Finally the last 'homogeneous' shoe:

3-4= +6
3-5= +10
4-5= -26   

If we were playing with a team formed by three different players each betting its class (3-4), (3-5) and
(4-5), we eventually got a -48 unit loss (plus vig), a loss accumulated only by the 4-5 player.

Do not be led to think that player wagering the longer streaks (4,5) will be destined to lose heavily most of the time as many shoes will present a lot of 4 streaks with few or no 3s and sometimes shoes are particularly rich of long streaks (5).

Again we are jumping back to the same old concept that it's not possible to beat the game by a strict mechanical betting unless we're considering a kind of 'biased' card distribution happening along any shoe dealt negating a perfect random unbeatable world.
And few spots are really worthwhile to be wagered at.

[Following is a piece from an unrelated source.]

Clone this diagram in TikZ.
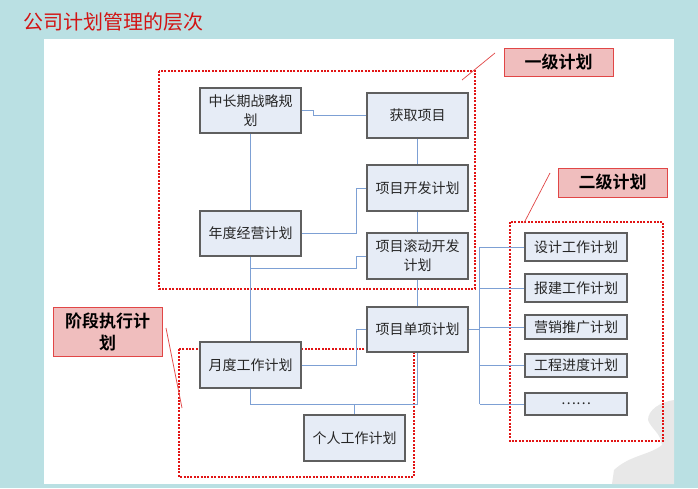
\documentclass[tikz,border=0pt]{standalone}
\usepackage{fontspec}
\newfontfamily\cjk{Noto Sans CJK SC}
\newfontfamily\cjkb{Noto Sans CJK SC Bold}
\definecolor{bgteal}{RGB}{186,224,227}
\definecolor{boxfill}{RGB}{230,236,246}
\definecolor{boxline}{RGB}{95,95,95}
\definecolor{conncol}{RGB}{125,160,212}
\definecolor{reddot}{RGB}{225,20,20}
\definecolor{lblfill}{RGB}{240,190,190}
\definecolor{lblline}{RGB}{225,70,70}
\definecolor{titlered}{RGB}{210,20,20}
\definecolor{wm}{RGB}{232,232,232}
\tikzset{
  pbox/.style={draw=boxline, fill=boxfill, line width=1.2pt, minimum width=101pt,
    minimum height=45pt, inner sep=1pt, align=center, font=\cjk\fontsize{14}{19}\selectfont,
    text=black!85},
  rbox/.style={pbox, minimum width=102pt},
  conn/.style={draw=conncol, line width=1pt},
  region/.style={draw=reddot, line width=2.2pt, dash pattern=on 2pt off 1.4pt},
  lbl/.style={draw=lblline, fill=lblfill, line width=1pt, align=center,
    font=\cjkb\fontsize{17}{22}\selectfont, text=black, inner sep=1pt},
  leader/.style={draw=lblline, line width=0.7pt}
}
\begin{document}
\begin{tikzpicture}[x=1pt,y=-1pt]
\useasboundingbox (0,0) rectangle (698,488);
\fill[bgteal] (0,0) rectangle (698,488);
\fill[white] (44,39) rectangle (674,484);
% watermark
\fill[wm] (674,400) .. controls (660,402) and (648,410) .. (648,420)
  .. controls (652,430) and (660,432) .. (662,445)
  .. controls (650,455) and (630,455) .. (614,470)
  -- (612,484) -- (674,484) -- cycle;
\node[anchor=west, text=titlered, font=\cjk\fontsize{20}{24}\selectfont, inner sep=0pt] (title) at (23,22) {公司计划管理的层次};

% regions
\draw[region] (159,71) rectangle (475,289);
\draw[region] (510,222) rectangle (663,441);
\draw[region] (179,349) rectangle (414,477);

% boxes
\node[pbox] (ml) at (250.5,110.5) {中长期战略规\\划};
\node[pbox] (nd) at (250.5,233.5) {年度经营计划};
\node[pbox] (hq) at (417.5,115.5) {获取项目};
\node[pbox, minimum height=46pt] (kf) at (417.5,188) {项目开发计划};
\node[pbox, minimum height=46pt] (gd) at (417.5,256) {项目滚动开发\\计划};
\node[pbox] (dx) at (417.5,329.5) {项目单项计划};
\node[pbox, minimum height=46pt] (yd) at (250.5,365) {月度工作计划};
\node[pbox, minimum height=46pt] (gr) at (354.5,438) {个人工作计划};
\node[rbox, minimum height=28pt] (r1) at (576,247) {设计工作计划};
\node[rbox, minimum height=28pt] (r2) at (576,288) {报建工作计划};
\node[rbox, minimum height=24pt] (r3) at (576,327) {营销推广计划};
\node[rbox, minimum height=23pt] (r4) at (576,365.5) {工程进度计划};
\node[rbox, minimum height=22pt] (r5) at (576,404) {……};

% connectors
\draw[conn] (ml.east) -- ++(12,0) |- (hq.west);
\draw[conn] (ml.south) -- (nd.north);
\draw[conn] (hq.south) -- (kf.north);
\draw[conn] (kf.south) -- (gd.north);
\draw[conn] (gd.south) -- (dx.north);
\draw[conn] (nd.east) -- ++(55,0) |- (kf.west);
\draw[conn] (nd.south) -- (yd.north);
\coordinate (a) at (250.5,268);
\draw[conn] (a) -- ++(105.5,0) |- (gd.west);
\draw[conn] (yd.east) -- ++(55,0) |- (dx.west);
\draw[conn] (yd.south) -- ++(0,16) -| (dx.south);
\coordinate (b) at (354.5,404);
\draw[conn] (b) -- (gr.north);
\draw[conn] (dx.east) -- ++(11,0) coordinate (bus);
\draw[conn] (bus |- r1.west) -- (bus |- r5.west);
\foreach \r in {r1,r2,r3,r4,r5} {\draw[conn] (bus |- \r.west) -- (\r.west);}

% labels
\node[lbl, minimum width=109pt, minimum height=28pt] (l1) at (558.5,62) {一级计划};
\node[lbl, minimum width=109pt, minimum height=29pt] (l2) at (612.5,182.5) {二级计划};
\node[lbl, minimum width=109pt, minimum height=49pt] (l3) at (107.5,331.5) {阶段执行计\\划};
\coordinate (l1a) at (495,53); \coordinate (l1b) at (462,80);
\coordinate (l2a) at (550,173); \coordinate (l2b) at (524,223);
\coordinate (l3a) at (166,328); \coordinate (l3b) at (182,408);
\draw[leader] (l1a) -- (l1b);
\draw[leader] (l2a) -- (l2b);
\draw[leader] (l3a) -- (l3b);
\end{tikzpicture}
\end{document}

Therefore there will be 'math' probabilities to get B after A and there are statistical and actual probabilities to get B after A as at baccarat no hand is completely independent from the previous one, especially whether we have reasons to think the actual shoe is not perfect randomly shuffled.

Always realizing that such slight propensity will act under insignficant variance values just at very selected spots.

as. 

[AsymBacGuy]

Convergence in probability

No need to Wikipedia this concept that we can simply summarise into this passage:

"Stochastic convergence" formalizes the idea that a sequence of essentially random or unpredictable events can sometimes be expected to settle into a pattern.


Change the words 'essentially random or unpredictable events' with 'mostly unrandom events and quite predictable events' and 'sometimes' with 'more often than not' and you'll get a better idea of what I'm talking about.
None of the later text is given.